The planned split of AGL Energy that billionaire Mike Cannon-Brookes is trying to foil will cost $260m upfront and $35m in extra costs per year for the demerged entities, documents from the energy giant show.
In separate releases to the ASX on Friday afternoon, AGL laid out its details of the demerger ahead of a 15 June vote by shareholders. As the biggest shareholder following his purchase of a 11.3% holding, Cannon-Brookes can block the move with the support of another 13.7% of share owners.
The company aims to list the two separate entities by 22 June. Accel Energy would hold AGL’s electricity generation capacity, including three coal-fired power plants, while AGL Australia would contain the retailing arm and its 4.5 million energy and telecommunication customers.
The scheme booklet lists advantages of the split such as the increased potential for a “change of control” through a takeover, a clearer identification of the individual value of the separate entities and a faster decarbonisation of operations.
Disadvantages include a one-off transaction cost of $260m and extra corporate and operation costs of $35m a year, while “net tax inefficiencies” will add another $125m. The loss of “operational synergies” from breaking up AGL are another risk as is the potential that court and other necessary approvals won’t be secured.
Grok Ventures, Cannon-Brookes’s family-owned company, revealed the share raid on Monday, with the Atlassian cofounder later saying he had received positive responses to his blocking move.
“Fellow AGL shareholders only need to see that the risks and disadvantages section of the demerger booklet run as long as, and in our view, far outweigh any advantages put forward by company,” a Grok spokeswoman said.
“The booklet does nothing to change our view that the demerger plan promotes a terrible outcome for shareholders, communities and the climate.”
Cannon-Brookes wants to halt the demerger in order to quicken the closure of the Bayswater and Loy Yang A power plants in New South Wales and Victoria, respectively, while the third plant, NSW’s Liddell, is already scheduled to shut by next April.
The bid is his second tilt at AGL in three months after the company’s board rejected a full takeover offer with Canadian asset manager Brookfield in March.
For its part, AGL’s chief executive, Graeme Hunt, said the company believed the demerger was the best way to create shareholder value, noting it was also the board’s unanimous recommendation. It was also supported by Grant Samuel’s independent experts’ report.
“This is a plan backed by real investment and a pipeline of real projects to lead Australia’s energy transition,” Hunt said, adding that both new entities would carry investment-grade credit ratings.
“We have invested $4.8bn in renewable and firming generation in the past two decades – the largest by any ASX-listed company – and that is why today we operate the largest portfolio of renewable generation and battery assets of any ASX-listed company,” he said.

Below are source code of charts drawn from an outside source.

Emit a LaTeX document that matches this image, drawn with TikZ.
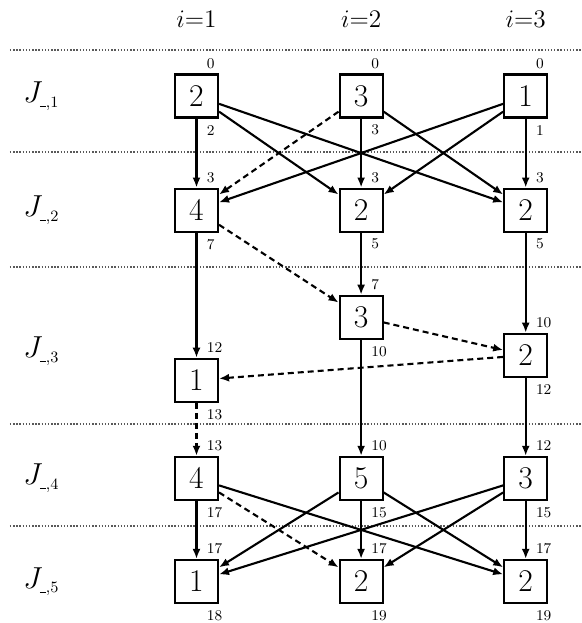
\documentclass[tikz,border=0pt]{standalone}
\usepackage{amsmath}
\usetikzlibrary{arrows.meta}
\usetikzlibrary{positioning}

\newcommand{\lowdash}{\rule{3.4pt}{0.55pt}}

\begin{document}
\begin{tikzpicture}[x=1mm,y=1mm]
  \tikzset{node distance=23.9mm,
           basicbox/.style={draw,very thick,minimum size=8.6mm,inner sep=0pt,font=\fontsize{18}{20}\selectfont},
           stamp/.style={anchor=west,xshift=2mm,inner sep=0pt,font=\fontsize{8.5}{10}\selectfont},
           stamps/.style 2 args={label={[stamp,yshift=2mm]north:#1},label={[stamp,yshift=-2.3mm]south:#2}},
           colhead/.style={font=\fontsize{13.5}{16}\selectfont},
           rowhead/.style={anchor=west,inner sep=0pt,font=\fontsize{18}{20}\selectfont},
           separator/.style={densely dotted,thick,black!65},
           jobarc/.style={->,very thick,>={Latex[length=2mm,width=1.6mm]}},
           machinearc/.style={jobarc,dash pattern=on 1.2mm off 0.8mm}}
  \useasboundingbox (0,0) rectangle (116.4,-124.6);

  \foreach \y in {-10,-30.4,-53.4,-84.8,-105.2}
    \draw[separator] (2,\y) -- (116.4,\y);

  \node[basicbox,stamps={0}{2}] (a11) at (39.3,-19.2) {2};
  \node[basicbox,stamps={0}{3},right=of a11] (a12) {3};
  \node[basicbox,stamps={0}{1},right=of a12] (a13) {1};

  \node[basicbox,stamps={3}{7},below=13.8mm of a11] (a21) {4};
  \node[basicbox,stamps={3}{5},below=13.8mm of a12] (a22) {2};
  \node[basicbox,stamps={3}{5},below=13.8mm of a13] (a23) {2};

  \node[basicbox,stamps={12}{13},below=25mm of a21] (a31) {1};
  \node[basicbox,stamps={7}{10},below=12.4mm of a22] (a32) {3};
  \node[basicbox,stamps={10}{12},below=20mm of a23] (a33) {2};

  \node[basicbox,stamps={13}{17},below=10.6mm of a31] (a41) {4};
  \node[basicbox,stamps={10}{15},right=of a41] (a42) {5};
  \node[basicbox,stamps={12}{15},right=of a42] (a43) {3};

  \node[basicbox,stamps={17}{18},below=11.6mm of a41] (a51) {1};
  \node[basicbox,stamps={17}{19},right=of a51] (a52) {2};
  \node[basicbox,stamps={17}{19},right=of a52] (a53) {2};

  \node[colhead] (h1) at (a11 |- 0,-3.8) {$i{=}1$};
  \node[colhead] (h2) at (a12 |- 0,-3.8) {$i{=}2$};
  \node[colhead] (h3) at (a13 |- 0,-3.8) {$i{=}3$};

  \node[rowhead] (j1) at (4.6,0 |- a11) {$J_{\scriptscriptstyle\lowdash,1}$};
  \node[rowhead] (j2) at (4.6,0 |- a21) {$J_{\scriptscriptstyle\lowdash,2}$};
  \node[rowhead] (j3) at (4.6,-70.2) {$J_{\scriptscriptstyle\lowdash,3}$};
  \node[rowhead] (j4) at (4.6,0 |- a41) {$J_{\scriptscriptstyle\lowdash,4}$};
  \node[rowhead] (j5) at (4.6,0 |- a51) {$J_{\scriptscriptstyle\lowdash,5}$};

  \draw[jobarc] (a11) -- (a21);
  \draw[jobarc] (a11) -- (a22);
  \draw[jobarc] (a11) -- (a23);
  \draw[machinearc] (a12) -- (a21);
  \draw[jobarc] (a12) -- (a22);
  \draw[jobarc] (a12) -- (a23);
  \draw[jobarc] (a13) -- (a21);
  \draw[jobarc] (a13) -- (a22);
  \draw[jobarc] (a13) -- (a23);

  \draw[jobarc] (a21) -- (a31);
  \draw[machinearc] (a21) -- (a32);
  \draw[jobarc] (a22) -- (a32);
  \draw[jobarc] (a23) -- (a33);
  \draw[machinearc] (a32) -- (a33);
  \draw[machinearc] (a33) -- (a31);

  \draw[machinearc] (a31) -- (a41);
  \draw[jobarc] (a32) -- (a42);
  \draw[jobarc] (a33) -- (a43);

  \draw[jobarc] (a41) -- (a51);
  \draw[machinearc] (a41) -- (a52);
  \draw[jobarc] (a41) -- (a53);
  \draw[jobarc] (a42) -- (a51);
  \draw[jobarc] (a42) -- (a52);
  \draw[jobarc] (a42) -- (a53);
  \draw[jobarc] (a43) -- (a51);
  \draw[jobarc] (a43) -- (a52);
  \draw[jobarc] (a43) -- (a53);
\end{tikzpicture}
\end{document}
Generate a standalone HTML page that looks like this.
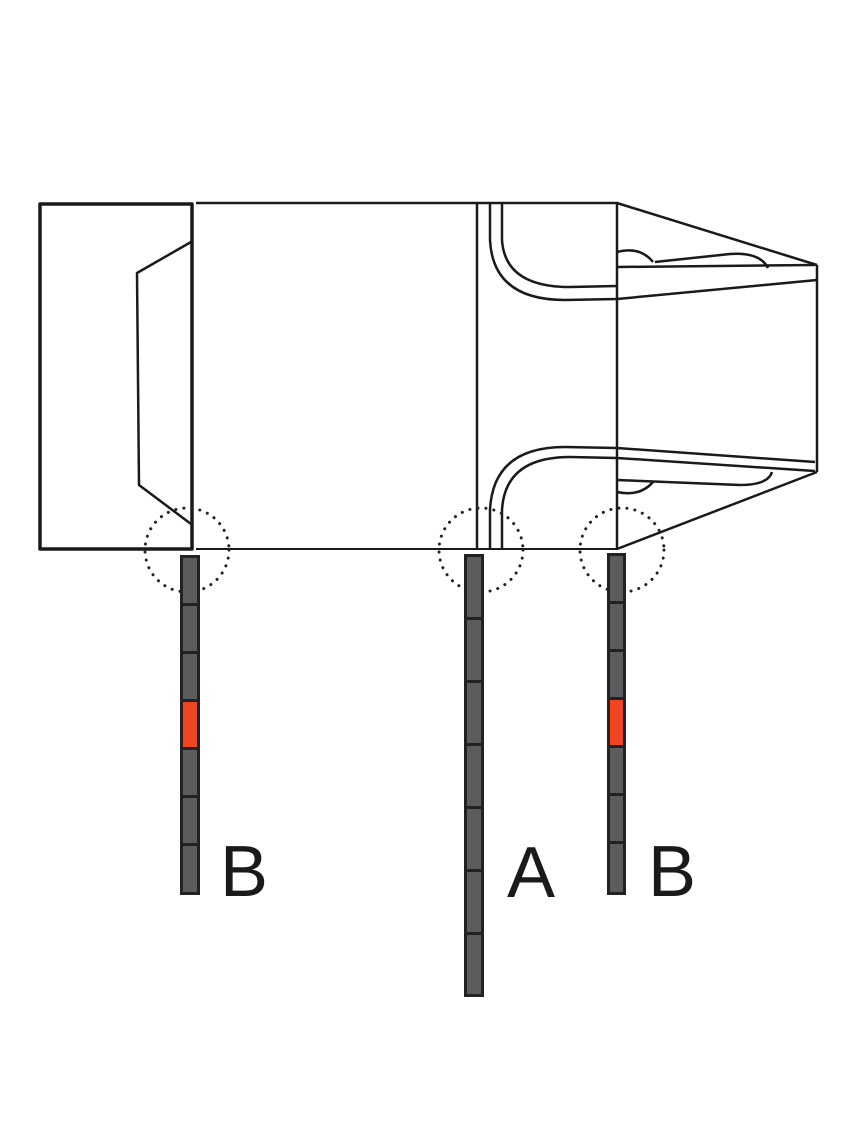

However, activist groups, Greenpeace Australia and the Australasian Centre for Corporate Responsibility said the scheme booklets showed neither AGL Australia nor Accel Energy would operate within Paris climate targets. AGL is Australia’s biggest single polluter.
Accel Energy may also be unable to access capital or insurance due to environmental, social and governance issues, Glenn Walker, a Greenpeace Australia Pacific senior campaigner, said.

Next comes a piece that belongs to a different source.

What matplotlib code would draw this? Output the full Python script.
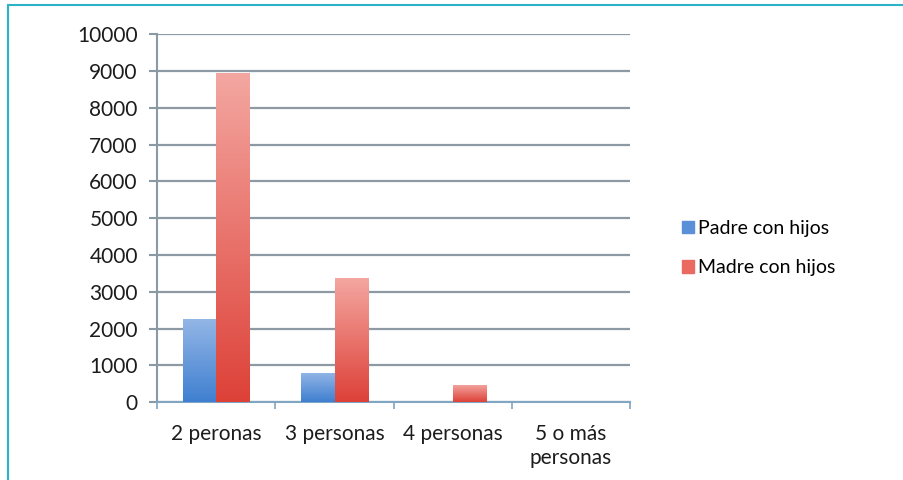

“AGL’s claim that the demerged AGL Australia will have ‘leading ESG credentials’ is the very definition of greenwashing, given neither AGL Australia nor Accel Energy will align with Paris climate targets,” Walker said.
“This demerger is a turd rolled in glitter, but the marketing sparkle is fooling no one,” Walker said. “Shareholders and customers can smell the stench of climate and financial failure from here.”
ACCR’s director of climate and environment, Dan Gocher, said AGL had ignored the majority of its shareholders by failing to set Paris-aligned targets for Accel Energy.
“In the absence of further detail on AGL Australia’s scope 3 emissions, particularly its electricity off-take arrangements and upstream gas emissions, it is difficult to determine whether its targets are Paris-aligned,” he said.
“Alignment with the Paris agreement across both demerged entities was a fundamental demand of a majority of AGL’s shareholders less than a year ago,” Gocher added. “We don’t expect AGL’s largest shareholders will take well to being ignored.”
The company’s shares fell 0.8% on Friday to $8.35, a smaller drop than the 2.2% decline of the average of the ASX’s top 200 stocks.